• TO DO: Pick out each line containing the string "page" and copy it.
[START RECORDED DATA]
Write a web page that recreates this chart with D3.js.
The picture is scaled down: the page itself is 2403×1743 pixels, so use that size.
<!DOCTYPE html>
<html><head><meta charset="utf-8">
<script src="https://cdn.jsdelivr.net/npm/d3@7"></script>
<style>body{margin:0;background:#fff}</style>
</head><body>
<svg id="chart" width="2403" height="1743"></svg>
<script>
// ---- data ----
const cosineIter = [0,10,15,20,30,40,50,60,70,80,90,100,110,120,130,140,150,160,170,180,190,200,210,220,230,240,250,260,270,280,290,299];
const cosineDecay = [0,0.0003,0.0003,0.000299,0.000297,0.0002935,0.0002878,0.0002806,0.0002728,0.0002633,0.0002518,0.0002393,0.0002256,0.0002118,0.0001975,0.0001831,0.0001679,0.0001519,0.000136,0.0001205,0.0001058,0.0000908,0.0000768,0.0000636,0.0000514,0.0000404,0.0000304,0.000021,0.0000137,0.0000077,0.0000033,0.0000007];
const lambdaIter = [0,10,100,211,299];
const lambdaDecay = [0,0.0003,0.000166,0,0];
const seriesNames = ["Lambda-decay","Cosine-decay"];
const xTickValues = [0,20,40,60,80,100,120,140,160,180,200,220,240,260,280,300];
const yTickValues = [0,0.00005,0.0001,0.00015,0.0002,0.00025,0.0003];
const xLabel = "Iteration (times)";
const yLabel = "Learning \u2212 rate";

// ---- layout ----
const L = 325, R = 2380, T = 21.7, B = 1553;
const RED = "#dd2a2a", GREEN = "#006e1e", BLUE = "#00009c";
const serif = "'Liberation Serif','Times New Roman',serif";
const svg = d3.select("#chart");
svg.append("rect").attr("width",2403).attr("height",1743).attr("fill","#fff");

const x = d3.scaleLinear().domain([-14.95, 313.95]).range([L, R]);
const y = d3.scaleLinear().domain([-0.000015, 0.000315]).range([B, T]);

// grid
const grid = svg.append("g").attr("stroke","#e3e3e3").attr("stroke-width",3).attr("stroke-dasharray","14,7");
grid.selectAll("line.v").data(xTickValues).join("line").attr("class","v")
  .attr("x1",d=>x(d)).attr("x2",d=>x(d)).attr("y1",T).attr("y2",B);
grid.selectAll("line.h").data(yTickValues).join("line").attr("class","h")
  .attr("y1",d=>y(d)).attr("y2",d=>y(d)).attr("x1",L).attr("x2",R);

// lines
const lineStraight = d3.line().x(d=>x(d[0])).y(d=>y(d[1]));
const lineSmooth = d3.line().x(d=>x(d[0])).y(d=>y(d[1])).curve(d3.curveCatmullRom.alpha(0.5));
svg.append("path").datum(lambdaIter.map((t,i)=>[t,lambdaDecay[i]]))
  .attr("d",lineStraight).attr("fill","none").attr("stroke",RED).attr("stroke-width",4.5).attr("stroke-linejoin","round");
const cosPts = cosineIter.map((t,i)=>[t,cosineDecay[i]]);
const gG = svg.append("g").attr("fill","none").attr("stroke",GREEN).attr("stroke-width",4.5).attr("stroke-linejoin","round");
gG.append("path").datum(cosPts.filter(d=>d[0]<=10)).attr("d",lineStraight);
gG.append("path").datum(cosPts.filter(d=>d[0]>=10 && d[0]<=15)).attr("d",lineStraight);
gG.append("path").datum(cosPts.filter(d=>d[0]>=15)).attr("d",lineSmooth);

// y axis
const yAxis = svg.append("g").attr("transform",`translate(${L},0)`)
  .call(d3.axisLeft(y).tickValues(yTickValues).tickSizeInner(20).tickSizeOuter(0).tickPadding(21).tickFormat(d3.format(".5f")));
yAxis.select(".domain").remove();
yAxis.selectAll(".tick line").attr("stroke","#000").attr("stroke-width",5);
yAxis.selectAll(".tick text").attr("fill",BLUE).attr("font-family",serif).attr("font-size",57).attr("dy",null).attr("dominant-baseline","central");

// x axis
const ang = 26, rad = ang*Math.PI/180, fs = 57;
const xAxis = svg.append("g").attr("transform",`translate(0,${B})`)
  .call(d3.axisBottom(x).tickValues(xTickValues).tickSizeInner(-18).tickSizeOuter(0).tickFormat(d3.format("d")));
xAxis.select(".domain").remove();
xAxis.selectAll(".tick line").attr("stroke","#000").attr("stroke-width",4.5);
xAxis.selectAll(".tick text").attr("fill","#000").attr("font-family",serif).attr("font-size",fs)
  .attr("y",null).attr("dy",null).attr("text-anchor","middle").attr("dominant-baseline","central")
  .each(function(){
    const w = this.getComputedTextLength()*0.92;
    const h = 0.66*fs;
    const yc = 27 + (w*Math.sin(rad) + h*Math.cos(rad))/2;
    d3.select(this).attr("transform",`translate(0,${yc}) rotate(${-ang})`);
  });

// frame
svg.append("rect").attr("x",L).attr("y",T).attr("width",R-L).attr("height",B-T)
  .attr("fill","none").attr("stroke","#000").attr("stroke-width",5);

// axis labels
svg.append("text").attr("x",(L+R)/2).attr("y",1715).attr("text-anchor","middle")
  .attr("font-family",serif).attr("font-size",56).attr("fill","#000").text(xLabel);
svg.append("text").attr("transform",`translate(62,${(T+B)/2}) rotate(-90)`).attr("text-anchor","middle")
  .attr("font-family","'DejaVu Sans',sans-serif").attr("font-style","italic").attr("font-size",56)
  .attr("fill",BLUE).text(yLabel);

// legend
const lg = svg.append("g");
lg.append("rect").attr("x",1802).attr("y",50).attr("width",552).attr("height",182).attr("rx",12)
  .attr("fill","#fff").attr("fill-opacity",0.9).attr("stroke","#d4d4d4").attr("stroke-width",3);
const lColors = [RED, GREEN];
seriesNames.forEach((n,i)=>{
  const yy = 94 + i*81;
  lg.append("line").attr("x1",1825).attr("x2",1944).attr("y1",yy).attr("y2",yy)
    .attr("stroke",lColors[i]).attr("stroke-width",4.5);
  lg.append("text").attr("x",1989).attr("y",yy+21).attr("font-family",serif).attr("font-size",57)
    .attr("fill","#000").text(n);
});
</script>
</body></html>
[END RECORDED DATA]
[START RECORDED DATA]
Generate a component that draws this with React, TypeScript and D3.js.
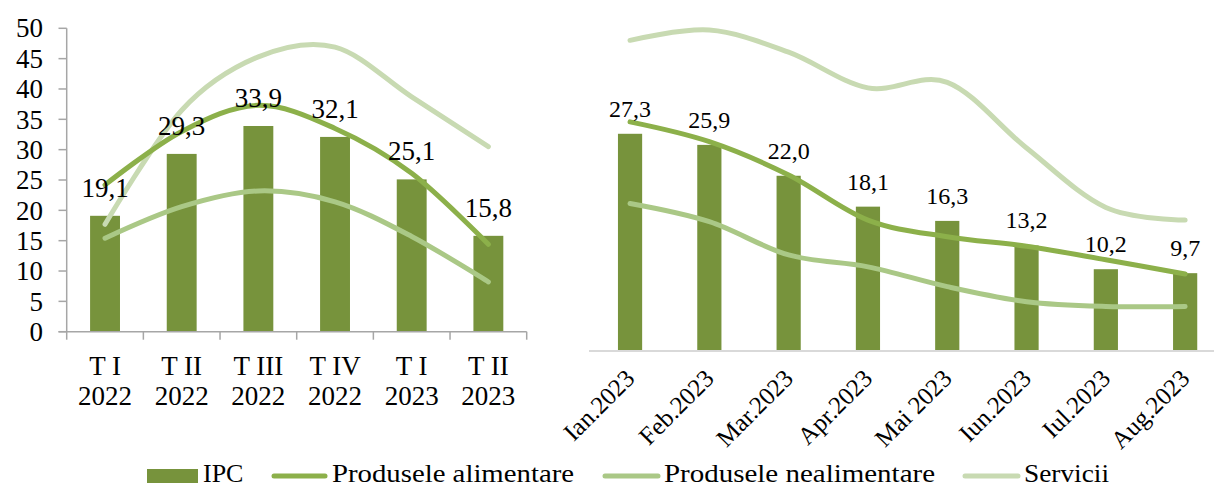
[END RECORDED DATA]
• EXERCISE RESULT:
Write a web page that recreates this chart with D3.js.
The picture is scaled down: the page itself is 2403×1743 pixels, so use that size.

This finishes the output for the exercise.